Task prompt – Reproduce the listing below exactly. Pictures do not belong in the copy.

Data block –
[Begin]
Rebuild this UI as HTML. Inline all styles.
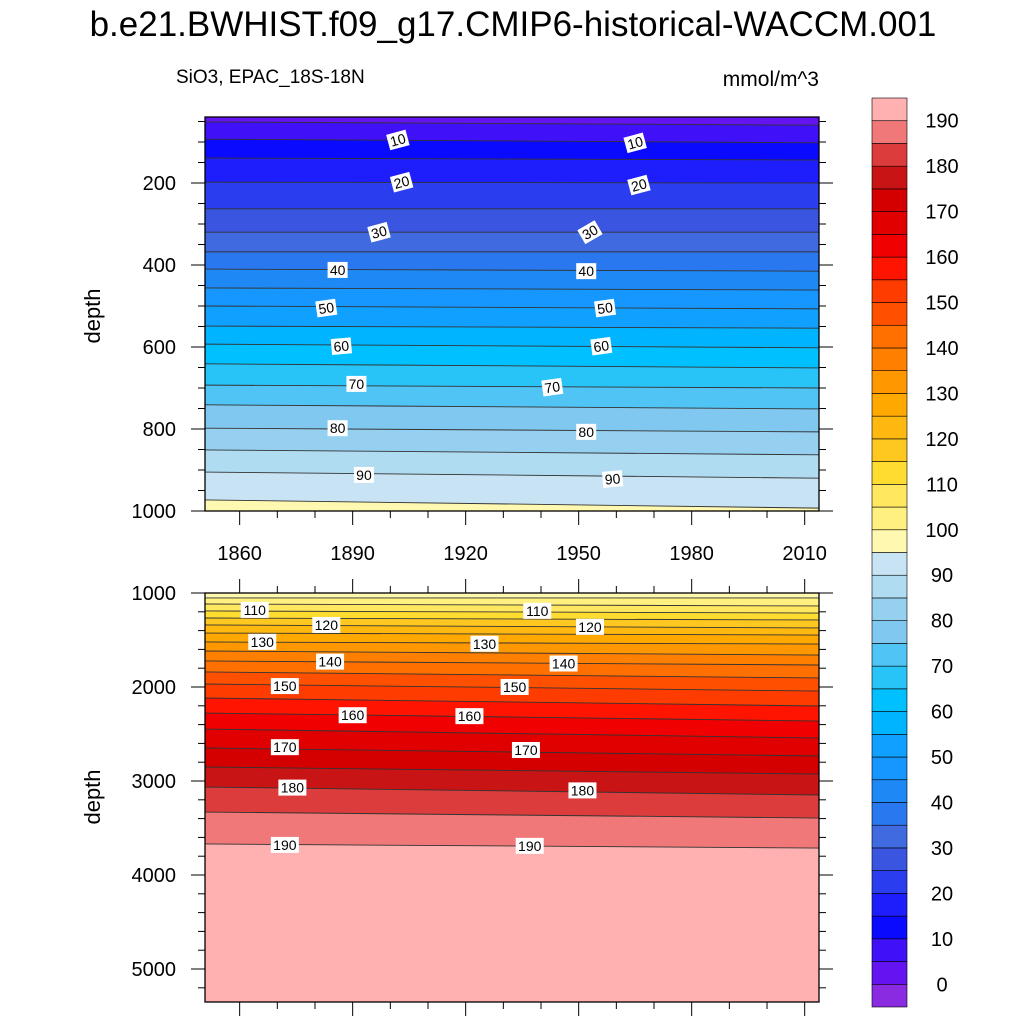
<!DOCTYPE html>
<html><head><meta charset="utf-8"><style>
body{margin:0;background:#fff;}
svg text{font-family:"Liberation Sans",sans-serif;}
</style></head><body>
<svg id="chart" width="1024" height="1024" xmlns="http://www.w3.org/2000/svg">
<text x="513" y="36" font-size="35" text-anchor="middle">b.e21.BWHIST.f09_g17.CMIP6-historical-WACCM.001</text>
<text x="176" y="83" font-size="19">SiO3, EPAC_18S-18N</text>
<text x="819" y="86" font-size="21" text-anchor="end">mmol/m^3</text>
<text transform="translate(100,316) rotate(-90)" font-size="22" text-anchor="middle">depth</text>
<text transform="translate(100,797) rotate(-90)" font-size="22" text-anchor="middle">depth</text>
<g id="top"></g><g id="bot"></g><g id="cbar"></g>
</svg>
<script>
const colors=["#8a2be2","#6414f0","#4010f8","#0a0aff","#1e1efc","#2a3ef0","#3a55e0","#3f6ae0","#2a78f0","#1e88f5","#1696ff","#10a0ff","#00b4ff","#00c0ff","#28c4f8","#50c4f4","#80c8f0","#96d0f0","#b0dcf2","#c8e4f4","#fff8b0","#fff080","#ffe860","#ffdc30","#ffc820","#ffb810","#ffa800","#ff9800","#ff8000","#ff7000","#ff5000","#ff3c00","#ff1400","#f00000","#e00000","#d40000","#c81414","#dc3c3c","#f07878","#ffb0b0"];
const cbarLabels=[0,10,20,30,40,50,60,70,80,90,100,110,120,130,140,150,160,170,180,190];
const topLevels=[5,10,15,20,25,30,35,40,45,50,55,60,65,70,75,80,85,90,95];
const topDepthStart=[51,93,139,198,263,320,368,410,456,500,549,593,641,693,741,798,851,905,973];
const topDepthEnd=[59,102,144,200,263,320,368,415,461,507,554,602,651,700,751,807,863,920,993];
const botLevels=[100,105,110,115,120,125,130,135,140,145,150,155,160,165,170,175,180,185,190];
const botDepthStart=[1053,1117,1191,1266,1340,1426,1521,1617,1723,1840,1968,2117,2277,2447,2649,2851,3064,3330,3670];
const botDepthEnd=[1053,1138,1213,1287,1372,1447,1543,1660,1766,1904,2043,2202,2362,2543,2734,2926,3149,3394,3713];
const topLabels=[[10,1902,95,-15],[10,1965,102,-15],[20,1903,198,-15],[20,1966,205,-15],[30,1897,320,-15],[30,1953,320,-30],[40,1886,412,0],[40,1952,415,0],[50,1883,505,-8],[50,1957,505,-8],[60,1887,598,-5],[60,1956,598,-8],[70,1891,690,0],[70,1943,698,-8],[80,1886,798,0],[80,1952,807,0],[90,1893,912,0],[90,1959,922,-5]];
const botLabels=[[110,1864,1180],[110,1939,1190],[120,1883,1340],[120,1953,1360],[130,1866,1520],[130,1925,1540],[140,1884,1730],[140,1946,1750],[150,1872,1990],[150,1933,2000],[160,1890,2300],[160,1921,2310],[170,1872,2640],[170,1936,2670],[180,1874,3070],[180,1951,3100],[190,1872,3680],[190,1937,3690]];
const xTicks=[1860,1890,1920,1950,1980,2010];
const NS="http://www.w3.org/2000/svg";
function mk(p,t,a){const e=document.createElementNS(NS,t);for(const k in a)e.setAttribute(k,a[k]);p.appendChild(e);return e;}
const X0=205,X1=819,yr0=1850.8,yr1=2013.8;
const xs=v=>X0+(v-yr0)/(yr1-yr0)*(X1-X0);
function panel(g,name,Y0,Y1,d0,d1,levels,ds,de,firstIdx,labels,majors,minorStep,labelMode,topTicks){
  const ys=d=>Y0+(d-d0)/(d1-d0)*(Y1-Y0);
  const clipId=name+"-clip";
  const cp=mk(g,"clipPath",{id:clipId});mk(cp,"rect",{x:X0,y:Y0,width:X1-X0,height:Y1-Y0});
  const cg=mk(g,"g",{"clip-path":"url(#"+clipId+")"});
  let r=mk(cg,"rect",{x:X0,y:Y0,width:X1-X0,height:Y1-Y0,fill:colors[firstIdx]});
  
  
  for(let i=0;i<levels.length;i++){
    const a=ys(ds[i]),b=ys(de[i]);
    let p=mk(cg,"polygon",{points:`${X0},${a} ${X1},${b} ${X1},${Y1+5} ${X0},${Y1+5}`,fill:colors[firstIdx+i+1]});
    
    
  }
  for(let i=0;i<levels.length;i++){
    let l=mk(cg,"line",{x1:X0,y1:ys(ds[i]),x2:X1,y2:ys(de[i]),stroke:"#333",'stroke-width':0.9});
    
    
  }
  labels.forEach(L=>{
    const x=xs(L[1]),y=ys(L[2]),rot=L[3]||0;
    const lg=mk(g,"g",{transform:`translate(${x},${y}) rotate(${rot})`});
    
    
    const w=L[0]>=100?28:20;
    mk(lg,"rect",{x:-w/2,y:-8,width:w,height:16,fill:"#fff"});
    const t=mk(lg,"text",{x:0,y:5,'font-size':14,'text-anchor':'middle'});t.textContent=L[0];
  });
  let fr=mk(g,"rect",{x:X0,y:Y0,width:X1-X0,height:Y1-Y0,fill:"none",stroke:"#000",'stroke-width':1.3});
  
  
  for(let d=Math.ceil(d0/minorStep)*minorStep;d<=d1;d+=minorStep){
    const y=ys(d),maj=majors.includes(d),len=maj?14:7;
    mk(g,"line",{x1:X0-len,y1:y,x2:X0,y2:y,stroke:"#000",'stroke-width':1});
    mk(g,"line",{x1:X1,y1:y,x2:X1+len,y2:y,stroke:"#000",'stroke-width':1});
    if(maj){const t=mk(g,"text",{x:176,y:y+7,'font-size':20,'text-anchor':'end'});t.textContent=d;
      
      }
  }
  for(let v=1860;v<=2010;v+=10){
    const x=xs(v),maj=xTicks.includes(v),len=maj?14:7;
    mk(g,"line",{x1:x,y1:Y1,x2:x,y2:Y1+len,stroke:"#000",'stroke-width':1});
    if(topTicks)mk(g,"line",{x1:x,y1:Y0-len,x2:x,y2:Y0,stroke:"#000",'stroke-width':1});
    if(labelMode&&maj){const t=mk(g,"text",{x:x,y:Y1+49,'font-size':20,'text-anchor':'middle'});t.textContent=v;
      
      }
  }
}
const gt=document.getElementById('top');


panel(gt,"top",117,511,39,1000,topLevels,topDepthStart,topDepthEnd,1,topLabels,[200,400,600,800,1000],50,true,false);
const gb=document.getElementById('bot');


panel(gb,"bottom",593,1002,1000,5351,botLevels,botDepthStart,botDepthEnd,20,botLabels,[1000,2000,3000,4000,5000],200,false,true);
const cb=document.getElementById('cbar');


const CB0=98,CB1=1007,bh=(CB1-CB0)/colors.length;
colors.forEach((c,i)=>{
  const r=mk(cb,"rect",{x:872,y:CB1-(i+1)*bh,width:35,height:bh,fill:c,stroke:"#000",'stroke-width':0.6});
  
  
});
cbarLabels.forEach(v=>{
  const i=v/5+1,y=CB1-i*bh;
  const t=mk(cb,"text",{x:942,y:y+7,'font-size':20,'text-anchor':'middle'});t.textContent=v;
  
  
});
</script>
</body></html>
[End]
Answer below –
Rebuild this UI as HTML. Inline all styles.
<!DOCTYPE html>
<html><head><meta charset="utf-8"><style>
body{margin:0;background:#fff;}
svg text{font-family:"Liberation Sans",sans-serif;}
</style></head><body>
<svg id="chart" width="1024" height="1024" xmlns="http://www.w3.org/2000/svg">
<text x="513" y="36" font-size="35" text-anchor="middle">b.e21.BWHIST.f09_g17.CMIP6-historical-WACCM.001</text>
<text x="176" y="83" font-size="19">SiO3, EPAC_18S-18N</text>
<text x="819" y="86" font-size="21" text-anchor="end">mmol/m^3</text>
<text transform="translate(100,316) rotate(-90)" font-size="22" text-anchor="middle">depth</text>
<text transform="translate(100,797) rotate(-90)" font-size="22" text-anchor="middle">depth</text>
<g id="top"></g><g id="bot"></g><g id="cbar"></g>
</svg>
<script>
const colors=["#8a2be2","#6414f0","#4010f8","#0a0aff","#1e1efc","#2a3ef0","#3a55e0","#3f6ae0","#2a78f0","#1e88f5","#1696ff","#10a0ff","#00b4ff","#00c0ff","#28c4f8","#50c4f4","#80c8f0","#96d0f0","#b0dcf2","#c8e4f4","#fff8b0","#fff080","#ffe860","#ffdc30","#ffc820","#ffb810","#ffa800","#ff9800","#ff8000","#ff7000","#ff5000","#ff3c00","#ff1400","#f00000","#e00000","#d40000","#c81414","#dc3c3c","#f07878","#ffb0b0"];
const cbarLabels=[0,10,20,30,40,50,60,70,80,90,100,110,120,130,140,150,160,170,180,190];
const topLevels=[5,10,15,20,25,30,35,40,45,50,55,60,65,70,75,80,85,90,95];
const topDepthStart=[51,93,139,198,263,320,368,410,456,500,549,593,641,693,741,798,851,905,973];
const topDepthEnd=[59,102,144,200,263,320,368,415,461,507,554,602,651,700,751,807,863,920,993];
const botLevels=[100,105,110,115,120,125,130,135,140,145,150,155,160,165,170,175,180,185,190];
const botDepthStart=[1053,1117,1191,1266,1340,1426,1521,1617,1723,1840,1968,2117,2277,2447,2649,2851,3064,3330,3670];
const botDepthEnd=[1053,1138,1213,1287,1372,1447,1543,1660,1766,1904,2043,2202,2362,2543,2734,2926,3149,3394,3713];
const topLabels=[[10,1902,95,-15],[10,1965,102,-15],[20,1903,198,-15],[20,1966,205,-15],[30,1897,320,-15],[30,1953,320,-30],[40,1886,412,0],[40,1952,415,0],[50,1883,505,-8],[50,1957,505,-8],[60,1887,598,-5],[60,1956,598,-8],[70,1891,690,0],[70,1943,698,-8],[80,1886,798,0],[80,1952,807,0],[90,1893,912,0],[90,1959,922,-5]];
const botLabels=[[110,1864,1180],[110,1939,1190],[120,1883,1340],[120,1953,1360],[130,1866,1520],[130,1925,1540],[140,1884,1730],[140,1946,1750],[150,1872,1990],[150,1933,2000],[160,1890,2300],[160,1921,2310],[170,1872,2640],[170,1936,2670],[180,1874,3070],[180,1951,3100],[190,1872,3680],[190,1937,3690]];
const xTicks=[1860,1890,1920,1950,1980,2010];
const NS="http://www.w3.org/2000/svg";
function mk(p,t,a){const e=document.createElementNS(NS,t);for(const k in a)e.setAttribute(k,a[k]);p.appendChild(e);return e;}
const X0=205,X1=819,yr0=1850.8,yr1=2013.8;
const xs=v=>X0+(v-yr0)/(yr1-yr0)*(X1-X0);
function panel(g,name,Y0,Y1,d0,d1,levels,ds,de,firstIdx,labels,majors,minorStep,labelMode,topTicks){
  const ys=d=>Y0+(d-d0)/(d1-d0)*(Y1-Y0);
  const clipId=name+"-clip";
  const cp=mk(g,"clipPath",{id:clipId});mk(cp,"rect",{x:X0,y:Y0,width:X1-X0,height:Y1-Y0});
  const cg=mk(g,"g",{"clip-path":"url(#"+clipId+")"});
  let r=mk(cg,"rect",{x:X0,y:Y0,width:X1-X0,height:Y1-Y0,fill:colors[firstIdx]});
  
  
  for(let i=0;i<levels.length;i++){
    const a=ys(ds[i]),b=ys(de[i]);
    let p=mk(cg,"polygon",{points:`${X0},${a} ${X1},${b} ${X1},${Y1+5} ${X0},${Y1+5}`,fill:colors[firstIdx+i+1]});
    
    
  }
  for(let i=0;i<levels.length;i++){
    let l=mk(cg,"line",{x1:X0,y1:ys(ds[i]),x2:X1,y2:ys(de[i]),stroke:"#333",'stroke-width':0.9});
    
    
  }
  labels.forEach(L=>{
    const x=xs(L[1]),y=ys(L[2]),rot=L[3]||0;
    const lg=mk(g,"g",{transform:`translate(${x},${y}) rotate(${rot})`});
    
    
    const w=L[0]>=100?28:20;
    mk(lg,"rect",{x:-w/2,y:-8,width:w,height:16,fill:"#fff"});
    const t=mk(lg,"text",{x:0,y:5,'font-size':14,'text-anchor':'middle'});t.textContent=L[0];
  });
  let fr=mk(g,"rect",{x:X0,y:Y0,width:X1-X0,height:Y1-Y0,fill:"none",stroke:"#000",'stroke-width':1.3});
  
  
  for(let d=Math.ceil(d0/minorStep)*minorStep;d<=d1;d+=minorStep){
    const y=ys(d),maj=majors.includes(d),len=maj?14:7;
    mk(g,"line",{x1:X0-len,y1:y,x2:X0,y2:y,stroke:"#000",'stroke-width':1});
    mk(g,"line",{x1:X1,y1:y,x2:X1+len,y2:y,stroke:"#000",'stroke-width':1});
    if(maj){const t=mk(g,"text",{x:176,y:y+7,'font-size':20,'text-anchor':'end'});t.textContent=d;
      
      }
  }
  for(let v=1860;v<=2010;v+=10){
    const x=xs(v),maj=xTicks.includes(v),len=maj?14:7;
    mk(g,"line",{x1:x,y1:Y1,x2:x,y2:Y1+len,stroke:"#000",'stroke-width':1});
    if(topTicks)mk(g,"line",{x1:x,y1:Y0-len,x2:x,y2:Y0,stroke:"#000",'stroke-width':1});
    if(labelMode&&maj){const t=mk(g,"text",{x:x,y:Y1+49,'font-size':20,'text-anchor':'middle'});t.textContent=v;
      
      }
  }
}
const gt=document.getElementById('top');


panel(gt,"top",117,511,39,1000,topLevels,topDepthStart,topDepthEnd,1,topLabels,[200,400,600,800,1000],50,true,false);
const gb=document.getElementById('bot');


panel(gb,"bottom",593,1002,1000,5351,botLevels,botDepthStart,botDepthEnd,20,botLabels,[1000,2000,3000,4000,5000],200,false,true);
const cb=document.getElementById('cbar');


const CB0=98,CB1=1007,bh=(CB1-CB0)/colors.length;
colors.forEach((c,i)=>{
  const r=mk(cb,"rect",{x:872,y:CB1-(i+1)*bh,width:35,height:bh,fill:c,stroke:"#000",'stroke-width':0.6});
  
  
});
cbarLabels.forEach(v=>{
  const i=v/5+1,y=CB1-i*bh;
  const t=mk(cb,"text",{x:942,y:y+7,'font-size':20,'text-anchor':'middle'});t.textContent=v;
  
  
});
</script>
</body></html>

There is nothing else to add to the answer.